During the early 90's, when Mr. Cheney was a fellow at the American Enterprise Institute, Mr. Chalabi was in a full courtship press with Washington's conservative and journalistic elites. He saw them as a springboard for his triumphant return to Iraq.

After 9/11, his passionate desire to take out Saddam coincided with that of conservatives. All they needed for their belli was a casus, so Mr. Chalabi obligingly conned the neocons.

He hoodwinked his pals Dick Cheney, Paul Wolfowitz and Richard Perle into believing Iraq would be a flowery cakewalk to democracy.

A wily expert in the politics of the bazaar, he knew he had to sell his scheme on what was good for Americans and their security. He was happy to funnel information to the vice president that painted a picture of Saddam hunkered on a hair-raising stockpile of W.M.D. His group, the Iraqi National Congress, tried to spin our government and media through its "information collection program." Intelligence officials now say that the prewar information provided to Washington by this group was suspect and useless, even disinformation.

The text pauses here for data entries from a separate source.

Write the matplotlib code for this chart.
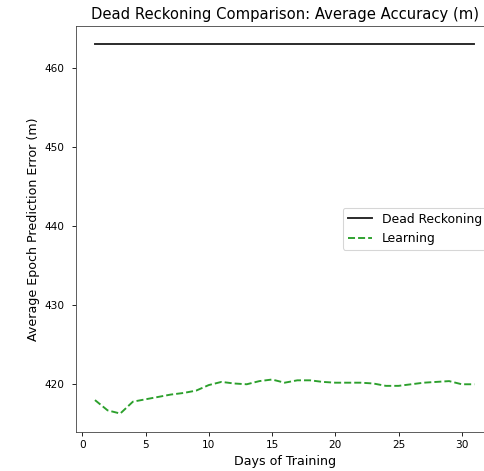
import matplotlib
matplotlib.use("Agg")
import matplotlib.pyplot as plt

days = list(range(1, 32))
dead_reckoning = [463.0] * 31
learning = [418.0, 416.7, 416.3, 417.8, 418.1, 418.4, 418.7, 418.9, 419.2, 419.9,
            420.3, 420.1, 420.0, 420.4, 420.6, 420.2, 420.5, 420.5, 420.3, 420.2,
            420.2, 420.2, 420.1, 419.8, 419.8, 420.0, 420.2, 420.3, 420.4, 420.0, 420.0]

DPI = 76
fig = plt.figure(figsize=(484 / DPI, 471 / DPI), dpi=DPI)
ax = fig.add_axes([0.157, 0.0828, 1.0194 - 0.157, 0.9454 - 0.0828])
ax.plot(days, dead_reckoning, color='k', linestyle='-', label='Dead Reckoning',
        alpha=0.85, linewidth=1.8)
ax.plot(days, learning, color='tab:green', linestyle='--', label='Learning', linewidth=1.8)
ax.set_title('Dead Reckoning Comparison: Average Accuracy (m)', fontsize=14)
ax.set_xlabel('Days of Training', fontsize=12)
ax.set_ylabel('Average Epoch Prediction Error (m)', fontsize=12)
ax.set_yticks([420, 430, 440, 450, 460])
ax.tick_params(axis='y', pad=7.5, labelsize=10)
ax.tick_params(axis='x', pad=4.5, labelsize=10)
for s in ax.spines.values():
    s.set_edgecolor('#444444')
ax.legend(loc='center right', fontsize=11.7)
fig.savefig('out.png', dpi=DPI)
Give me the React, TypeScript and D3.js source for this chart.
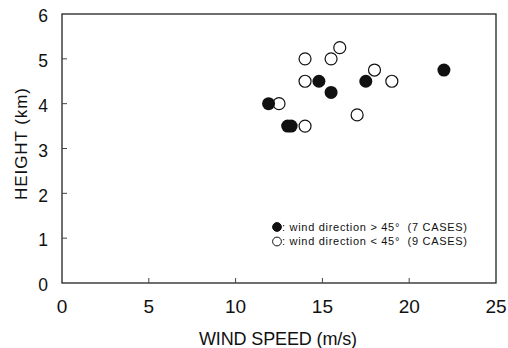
import { useEffect, useRef } from "react"
import * as d3 from "d3"

// wind speed (m/s), height (km)
const closedSpeed = [11.9, 13.0, 13.2, 14.8, 15.5, 17.5, 22.0]
const closedHeight = [4.0, 3.5, 3.5, 4.5, 4.25, 4.5, 4.75]
const openSpeed = [12.5, 14.0, 14.0, 14.0, 15.5, 16.0, 17.0, 18.0, 19.0]
const openHeight = [4.0, 3.5, 4.5, 5.0, 5.0, 5.25, 3.75, 4.75, 4.5]
const xTicks = [0, 5, 10, 15, 20, 25]
const yTicks = [0, 1, 2, 3, 4, 5, 6]
const legendLabels = [
  ": wind direction > 45°  (7 CASES)",
  ": wind direction < 45°  (9 CASES)",
]

export default function App() {
  const svgRef = useRef<SVGSVGElement | null>(null)

  useEffect(() => {
    if (!svgRef.current) return
    const svg = d3.select(svgRef.current)
    svg.selectAll("*").remove()

    const left = 62
    const right = 496
    const top = 14
    const bottom = 283
    const font = "Liberation Sans, Arial, sans-serif"

    const x = d3.scaleLinear().domain([0, 25]).range([left, right])
    const y = d3.scaleLinear().domain([0, 6]).range([bottom, top])

    svg.append("rect").attr("width", 508).attr("height", 348).attr("fill", "#fff")

    // frame
    svg
      .append("rect")
      .attr("x", left)
      .attr("y", top)
      .attr("width", right - left)
      .attr("height", bottom - top)
      .attr("fill", "none")
      .attr("stroke", "#222")
      .attr("stroke-width", 1.3)

    // inward ticks
    svg
      .append("g")
      .selectAll("line")
      .data(xTicks.slice(1, -1))
      .enter()
      .append("line")
      .attr("x1", (d) => x(d))
      .attr("x2", (d) => x(d))
      .attr("y1", bottom)
      .attr("y2", bottom - 5)
      .attr("stroke", "#444")
      .attr("stroke-width", 1)

    svg
      .append("g")
      .selectAll("line")
      .data(yTicks.slice(1, -1))
      .enter()
      .append("line")
      .attr("x1", left)
      .attr("x2", left + 5)
      .attr("y1", (d) => y(d))
      .attr("y2", (d) => y(d))
      .attr("stroke", "#444")
      .attr("stroke-width", 1)

    // tick labels
    svg
      .append("g")
      .selectAll("text")
      .data(xTicks)
      .enter()
      .append("text")
      .attr("x", (d) => x(d))
      .attr("y", 313)
      .attr("text-anchor", "middle")
      .attr("font-family", font)
      .attr("font-size", 19)
      .attr("fill", "#111")
      .text((d) => d)

    svg
      .append("g")
      .selectAll("text")
      .data(yTicks)
      .enter()
      .append("text")
      .attr("x", 48)
      .attr("y", (d) => y(d) + 2)
      .attr("dy", "0.36em")
      .attr("text-anchor", "end")
      .attr("font-family", font)
      .attr("font-size", 17.5)
      .attr("fill", "#111")
      .text((d) => d)

    // axis titles
    svg
      .append("text")
      .attr("x", 278)
      .attr("y", 345)
      .attr("text-anchor", "middle")
      .attr("font-family", font)
      .attr("font-size", 18)
      .attr("fill", "#111")
      .attr("textLength", 158)
      .attr("lengthAdjust", "spacing")
      .text("WIND SPEED (m/s)")

    svg
      .append("text")
      .attr("transform", `translate(27,144) rotate(-90)`)
      .attr("text-anchor", "middle")
      .attr("font-family", font)
      .attr("font-size", 17)
      .attr("fill", "#111")
      .attr("textLength", 112)
      .attr("lengthAdjust", "spacing")
      .text("HEIGHT (km)")

    // points
    const closed = closedSpeed.map((s, i) => ({ s, h: closedHeight[i] }))
    const open = openSpeed.map((s, i) => ({ s, h: openHeight[i] }))

    svg
      .append("g")
      .selectAll("circle")
      .data(open)
      .enter()
      .append("circle")
      .attr("cx", (d) => x(d.s))
      .attr("cy", (d) => y(d.h))
      .attr("r", 6)
      .attr("fill", "#fff")
      .attr("stroke", "#111")
      .attr("stroke-width", 1.2)

    svg
      .append("g")
      .selectAll("circle")
      .data(closed)
      .enter()
      .append("circle")
      .attr("cx", (d) => x(d.s))
      .attr("cy", (d) => y(d.h))
      .attr("r", 6.5)
      .attr("fill", "#111")

    // legend
    const legend = svg
      .append("g")
      .selectAll("g")
      .data(legendLabels)
      .enter()
      .append("g")
      .attr("transform", (d, i) => `translate(277,${227 + i * 14.5})`)

    legend
      .append("circle")
      .attr("r", 4.4)
      .attr("fill", (d, i) => (i === 0 ? "#111" : "#fff"))
      .attr("stroke", "#111")
      .attr("stroke-width", 1)

    legend
      .append("text")
      .attr("x", 5)
      .attr("dy", "0.35em")
      .attr("font-family", font)
      .attr("font-size", 11)
      .attr("fill", "#111")
      .attr("textLength", 185)
      .attr("lengthAdjust", "spacing")
      .style("white-space", "pre")
      .text((d) => d)
  }, [])

  return (
    <svg
      ref={svgRef}
      width={508}
      height={348}
      style={{ position: "absolute", left: 0, top: 0 }}
    />
  )
}
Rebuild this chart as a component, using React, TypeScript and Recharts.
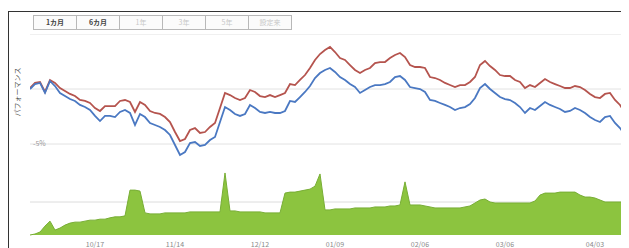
import { Area, AreaChart, CartesianGrid, Line, LineChart, XAxis, YAxis } from "recharts";

// performance in %, one point every ~5px of the original plot
const fundPerf = [
  0.09, 0.55, 0.64, -0.27, 0.82, 0.55, 0.09, -0.18, -0.45, -0.64,
  -1.0, -1.09, -1.27, -1.73, -2.0, -1.55, -1.55, -1.55, -1.09, -1.0,
  -1.18, -2.09, -1.18, -1.45, -2.0, -2.18, -2.27, -2.55, -3.0, -3.91,
  -4.73, -4.55, -3.73, -3.55, -4.0, -3.91, -3.45, -3.09, -1.73, -0.36,
  -0.55, -0.82, -1.0, -0.82, -0.09, -0.27, -0.64, -0.73, -0.55, -0.73,
  -0.55, -0.36, 0.45, 0.36, 0.82, 1.27, 1.91, 2.64, 3.18, 3.55,
  3.82, 3.36, 2.82, 2.64, 2.18, 1.73, 1.45, 1.73, 1.91, 2.36,
  2.45, 2.45, 2.82, 3.09, 3.27, 2.91, 2.18, 2.0, 2.0, 1.91,
  1.09, 1.0, 0.82, 0.55, 0.36, 0.18, 0.36, 0.36, 0.64, 1.09,
  2.18, 2.55, 2.09, 1.73, 1.27, 1.18, 1.18, 0.82, 0.64, 0.09,
  0.36, 0.18, 0.55, 0.91, 0.64, 0.45, 0.27, 0.09, 0.09, 0.27,
  0.18, -0.09, -0.45, -0.73, -0.82, -0.45, -0.36, -1.0, -1.45, -2.18,
];

const benchPerf = [
  0, 0.45, 0.55, -0.36, 0.73, 0.27, -0.36, -0.64, -0.91, -1.09,
  -1.45, -1.64, -1.91, -2.45, -2.91, -2.45, -2.45, -2.55, -2.09, -1.91,
  -2.18, -3.27, -2.27, -2.55, -3.09, -3.27, -3.45, -3.73, -4.18, -5.09,
  -6.0, -5.73, -4.91, -4.82, -5.18, -5.09, -4.64, -4.36, -3.0, -1.64,
  -1.91, -2.27, -2.45, -2.27, -1.45, -1.73, -2.09, -2.18, -2.09, -2.18,
  -2.18, -2.0, -1.09, -1.18, -0.73, -0.27, 0.27, 1.0, 1.45, 1.73,
  1.91, 1.55, 1.09, 0.82, 0.45, 0.18, -0.36, -0.09, 0.18, 0.36,
  0.36, 0.45, 0.64, 1.09, 1.18, 0.82, 0.18, 0.09, 0, -0.27,
  -1.0, -1.09, -1.27, -1.45, -1.64, -1.91, -1.73, -1.64, -1.36, -0.82,
  0.09, 0.45, 0, -0.36, -0.73, -0.91, -1.0, -1.27, -1.64, -2.18,
  -1.73, -1.91, -1.55, -1.18, -1.45, -1.64, -1.82, -2.09, -2.0, -1.73,
  -1.91, -2.18, -2.55, -2.82, -3.0, -2.55, -2.45, -3.09, -3.55, -4.18,
];

// lower panel (no scale shown)
const assets = [
  0, 0.03, 0.09, 0.27, 0.42, 0.15, 0.21, 0.3, 0.36, 0.39,
  0.39, 0.42, 0.45, 0.45, 0.48, 0.48, 0.52, 0.55, 0.55, 0.58,
  1.36, 1.36, 1.33, 0.67, 0.64, 0.64, 0.64, 0.67, 0.67, 0.67,
  0.67, 0.67, 0.7, 0.7, 0.7, 0.7, 0.7, 0.7, 0.7, 1.88,
  0.73, 0.73, 0.7, 0.7, 0.7, 0.7, 0.7, 0.67, 0.67, 0.67,
  0.67, 1.27, 1.3, 1.3, 1.33, 1.36, 1.39, 1.48, 1.85, 0.76,
  0.76, 0.79, 0.79, 0.79, 0.79, 0.82, 0.82, 0.82, 0.82, 0.85,
  0.85, 0.85, 0.88, 0.88, 0.91, 1.61, 0.91, 0.91, 0.91, 0.88,
  0.85, 0.82, 0.82, 0.82, 0.82, 0.82, 0.82, 0.85, 0.88, 0.97,
  1.06, 1.09, 1.0, 0.97, 0.97, 0.97, 0.97, 0.97, 0.97, 0.97,
  0.97, 1.03, 1.21, 1.27, 1.27, 1.27, 1.3, 1.3, 1.3, 1.3,
  1.21, 1.15, 1.15, 1.12, 1.06, 1.0, 1.0, 1.0, 1.0, 1.0,
];

const tickIdx = [13, 29, 46, 61, 78, 95, 113];
const tickLabels = ["10/17", "11/14", "12/12", "01/09", "02/06", "03/06", "04/03"];
const perfTicks = [5, 0, -5];
const assetTicks = [1];
const rangeButtons = ["1カ月", "6カ月", "1年", "3年", "5年", "設定来"];
const enabledButtons = 2;

const data = fundPerf.map((v, i) => ({ i, fund: v, bench: benchPerf[i], assets: assets[i] }));

const font = "'Noto Sans CJK JP', 'Noto Sans', sans-serif";
const lastIdx = fundPerf.length - 1;

export default function App() {
  return (
    <div style={{ position: "relative", width: 621, height: 240, fontFamily: font, background: "#fff" }}>
      <div style={{
        position: "absolute", left: 0, top: 3, width: 621, height: 237,
        borderTop: "1px solid #333", borderLeft: "1px solid #333", boxSizing: "border-box",
      }} />

      <div style={{ position: "absolute", left: 25, top: 7, display: "flex" }}>
        {rangeButtons.map((b, i) => (
          <div key={b} style={{
            width: 44, height: 15, boxSizing: "border-box", border: "1px solid #b8b8b8",
            marginLeft: i ? -1 : 0, background: "#fbfbfb", fontSize: 7, lineHeight: "13px",
            textAlign: "center", fontWeight: i < enabledButtons ? 700 : 400,
            color: i < enabledButtons ? "#444" : "#c8c8c8",
          }}>{b}</div>
        ))}
      </div>

      <div style={{
        position: "absolute", left: 9, top: 84, transform: "translate(-50%, -50%) rotate(-90deg)",
        fontSize: 7, color: "#555", whiteSpace: "nowrap",
      }}>パフォーマンス</div>

      <div style={{ position: "absolute", left: 22, top: 26 }}>
        <LineChart width={595} height={132} data={data} margin={{ top: 0, right: 0, bottom: 0, left: 0 }}>
          <CartesianGrid stroke="#e2e2e2" vertical={false} horizontalValues={perfTicks} />
          <XAxis dataKey="i" type="number" domain={[0, lastIdx]} hide />
          <YAxis type="number" domain={[-7, 5]} ticks={perfTicks} mirror axisLine={false} tickLine={false}
            tickSize={0} tickMargin={3} fontSize={7} stroke="#999"
            tickFormatter={(v: number) => (v === -5 ? "-5%" : "")} />
          <Line dataKey="fund" stroke="#b5544e" strokeWidth={1.8} dot={false} isAnimationActive={false} />
          <Line dataKey="bench" stroke="#4a78c2" strokeWidth={1.8} dot={false} isAnimationActive={false} />
        </LineChart>
      </div>

      <div style={{ position: "absolute", left: 22, top: 161 }}>
        <AreaChart width={595} height={79} data={data} margin={{ top: 0, right: 0, bottom: 0, left: 0 }}>
          <CartesianGrid stroke="#dcdcdc" vertical={false} horizontalValues={assetTicks} />
          <XAxis dataKey="i" type="number" domain={[0, lastIdx]} ticks={tickIdx} height={13}
            axisLine={false} tickLine={false} tickMargin={1} fontSize={7} stroke="#888"
            tickFormatter={(v: number) => tickLabels[tickIdx.indexOf(v)] ?? ""} />
          <YAxis type="number" domain={[0, 2]} ticks={assetTicks} mirror axisLine={false} tickLine={false}
            tickFormatter={() => ""} />
          <Area dataKey="assets" type="linear" stroke="#78ae35" strokeWidth={1} fill="#8cc43f"
            fillOpacity={1} isAnimationActive={false} />
        </AreaChart>
      </div>
    </div>
  );
}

But here's the wild thing: the propaganda program was underwritten by U.S. government funds. So Americans paid Ahmad Chalabi to gull them into a war that is costing them a billion a week — and a precious human cost. Cops dealing with their snitches check out the information better than the Bush administration did.

Mr. Chalabi's séances swayed the political set, the intelligence set and the journalistic set. In an effect Senator Bob Graham dubs "incestuous amplification," the bogus stories spewed by Iraqi exiles and defectors ricocheted through an echo chamber of government and media, making it sound as if multiple, reliable sources were corroborating the same story. Rather, one self-interested source was replicating like computer spam.

The C.I.A. was stung to find out its analysts had mistakenly thought that Iraq weapons information had been confirmed by multiple sources, when it came from only a single source; that analysts had relied on a fabricating Iraqi defector and spin material from Iraqi exiles; and that this blather made its way into documents and speeches used by the Bush administration to justify war. George Tenet ordered a major change in procedure last week, removing barricades so that analysts can know more about the identities of clandestine agents' sources, and their possible motives.

But even incestuous amplification could not have drowned out reality if Bush officials had not glommed onto the Chalabi flummery for their own reasons — to feed their fantasies about refashioning America's power, psyche and military, and making over the Middle East in our image.

Swept up in big dreams, the foreign policy dream team became dupes in Ahmad Chalabi's big con.